Her career spanned over 60 years, but she was best known to millions of viewers in the 1970s as Fletcher’s daughter Ingrid, opposite Ronnie Barker in ‘Porridge’, a role she reprised in ‘Going Straight’, alongside Richard Beckinsale and Nicholas Lyndhurst.
Patricia will be forever remembered as an outstanding feed for comedy greats, such as the Two Ronnies and, of course, her appearances with Morecambe & Wise. In the late 1970s, Patricia was seen every Saturday night as Eth in ‘The Glums’, opposite lan Lavender and Jimmy Edwards.
Patricia was a soap stalwart, starting out in 1961, when she was only 19, in the little-remembered ‘Home Tonight’, an early soap, broadcast live five nights a week. Over many years, she appeared in countless episodes of ‘EastEnders’, ‘Coronation Street’, ‘Emmerdale’ and others, as well as playing Gwen Lockhead in the ill-fated soap opera ‘Eldorado’ in the early 1990s.
Born in Bath in 1942, she discovered a talent for poetry reading at a young age, and at 16 went to study at the Bristol Old Vic Theatre School. She soon found success in repertory theatre and the West End, going on to Stratford where she joined the recently formed Royal Shakespeare Company when still a teenager. During that season, Patricia played Hermia in Peter Hall’s ‘A Midsummer Night’s Dream’, alongside Dames Judi Dench and Diana Rigg. When Hall asked Patricia to be in his film version of ‘The Dream’ several years later, she was already committed to starring in ‘The Odd Couple’ in the West End. Hall cast the then unknown Helen Mirren instead. Patricia often joked that: ‘Helen owes me for her career’.

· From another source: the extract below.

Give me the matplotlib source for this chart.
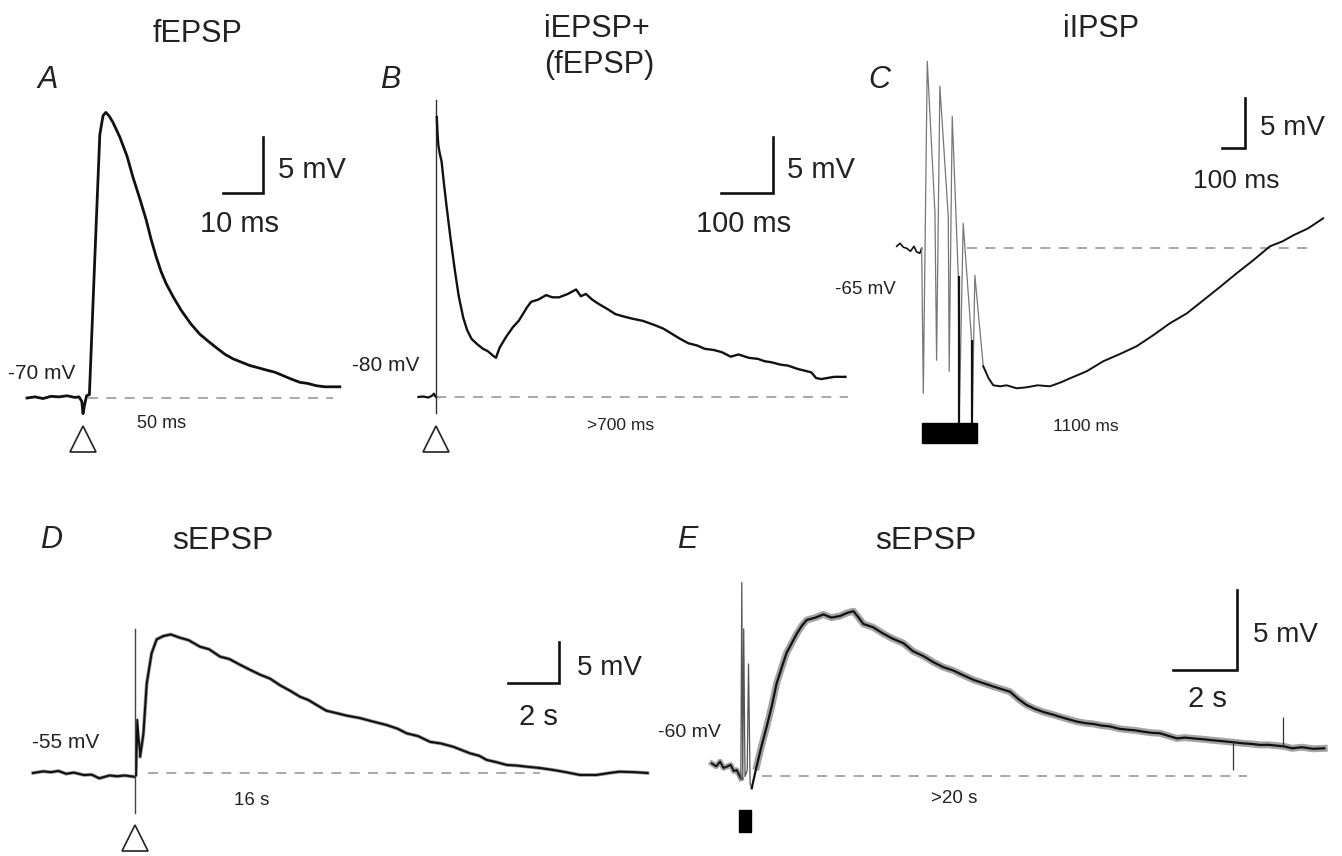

Patricia continued to work right up until last year, playing the victim of a brutal rape in a heart-rending performance and monologue-to-camera in ITV’s ‘Manhunt’. She also worked with the current crop of comedians who recognised her talent in shows such as ‘Truth Seekers’, penned by Nick Frost, and ‘Defending the Guilty’, written by Alex McBride, with Patricia starring opposite Vicki Pepperdine and Katherine Parkinson.

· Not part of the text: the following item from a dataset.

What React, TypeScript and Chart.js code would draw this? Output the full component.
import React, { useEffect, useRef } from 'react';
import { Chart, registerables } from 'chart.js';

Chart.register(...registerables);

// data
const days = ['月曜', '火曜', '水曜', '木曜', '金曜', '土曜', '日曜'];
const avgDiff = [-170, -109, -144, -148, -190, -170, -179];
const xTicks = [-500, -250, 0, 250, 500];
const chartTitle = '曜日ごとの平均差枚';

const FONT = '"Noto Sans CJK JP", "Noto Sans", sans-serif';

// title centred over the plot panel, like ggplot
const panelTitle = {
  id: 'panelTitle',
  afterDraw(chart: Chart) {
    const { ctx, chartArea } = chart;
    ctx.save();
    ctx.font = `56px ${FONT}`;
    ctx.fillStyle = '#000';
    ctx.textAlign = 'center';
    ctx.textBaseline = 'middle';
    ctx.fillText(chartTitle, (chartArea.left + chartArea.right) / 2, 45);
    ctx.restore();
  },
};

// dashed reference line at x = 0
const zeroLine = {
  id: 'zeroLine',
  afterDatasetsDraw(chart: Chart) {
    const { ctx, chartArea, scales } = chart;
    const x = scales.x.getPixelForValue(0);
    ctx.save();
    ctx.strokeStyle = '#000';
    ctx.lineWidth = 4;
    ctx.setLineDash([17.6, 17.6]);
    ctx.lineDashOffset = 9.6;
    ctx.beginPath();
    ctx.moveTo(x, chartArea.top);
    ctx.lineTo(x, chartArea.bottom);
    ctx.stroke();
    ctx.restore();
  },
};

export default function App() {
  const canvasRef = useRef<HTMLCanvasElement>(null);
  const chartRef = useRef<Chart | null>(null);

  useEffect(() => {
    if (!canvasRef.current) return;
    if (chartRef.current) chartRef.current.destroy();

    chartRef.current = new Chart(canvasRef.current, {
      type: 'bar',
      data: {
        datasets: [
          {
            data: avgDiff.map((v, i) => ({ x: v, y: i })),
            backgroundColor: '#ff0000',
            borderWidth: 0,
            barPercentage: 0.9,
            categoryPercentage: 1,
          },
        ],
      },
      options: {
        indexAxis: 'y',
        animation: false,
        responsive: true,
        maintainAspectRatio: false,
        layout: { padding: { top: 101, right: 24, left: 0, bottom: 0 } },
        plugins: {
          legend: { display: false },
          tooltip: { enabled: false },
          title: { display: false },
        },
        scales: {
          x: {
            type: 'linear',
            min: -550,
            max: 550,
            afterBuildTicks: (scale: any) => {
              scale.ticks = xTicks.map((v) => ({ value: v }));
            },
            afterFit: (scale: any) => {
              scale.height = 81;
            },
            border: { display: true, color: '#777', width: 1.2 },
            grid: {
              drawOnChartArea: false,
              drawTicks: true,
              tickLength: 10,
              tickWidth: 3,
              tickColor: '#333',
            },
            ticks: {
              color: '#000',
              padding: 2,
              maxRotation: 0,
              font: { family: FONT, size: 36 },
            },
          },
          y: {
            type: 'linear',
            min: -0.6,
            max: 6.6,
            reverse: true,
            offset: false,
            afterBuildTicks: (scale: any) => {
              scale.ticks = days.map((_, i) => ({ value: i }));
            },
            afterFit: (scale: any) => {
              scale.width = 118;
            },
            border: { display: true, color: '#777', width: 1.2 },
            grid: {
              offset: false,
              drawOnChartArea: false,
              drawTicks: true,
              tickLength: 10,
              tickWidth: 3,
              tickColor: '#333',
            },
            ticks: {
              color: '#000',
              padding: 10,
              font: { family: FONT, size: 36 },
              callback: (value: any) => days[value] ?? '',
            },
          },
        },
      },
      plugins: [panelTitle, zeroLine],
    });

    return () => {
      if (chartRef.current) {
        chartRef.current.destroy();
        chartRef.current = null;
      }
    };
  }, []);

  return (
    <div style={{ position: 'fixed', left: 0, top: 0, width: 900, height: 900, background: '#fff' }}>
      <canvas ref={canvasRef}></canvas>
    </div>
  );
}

Pattie (as she was known) will be sadly missed, not just by her friends, family and fellow professionals, but by her many fans who wrote letters right until the end.
Pattie lost her second husband Michael Kennedy in 2011 and is survived by her children, Angus, Jon and Hannah, from her first marriage to actor Robert McBain, her step-children, Sarah and Gavin, and grand-children.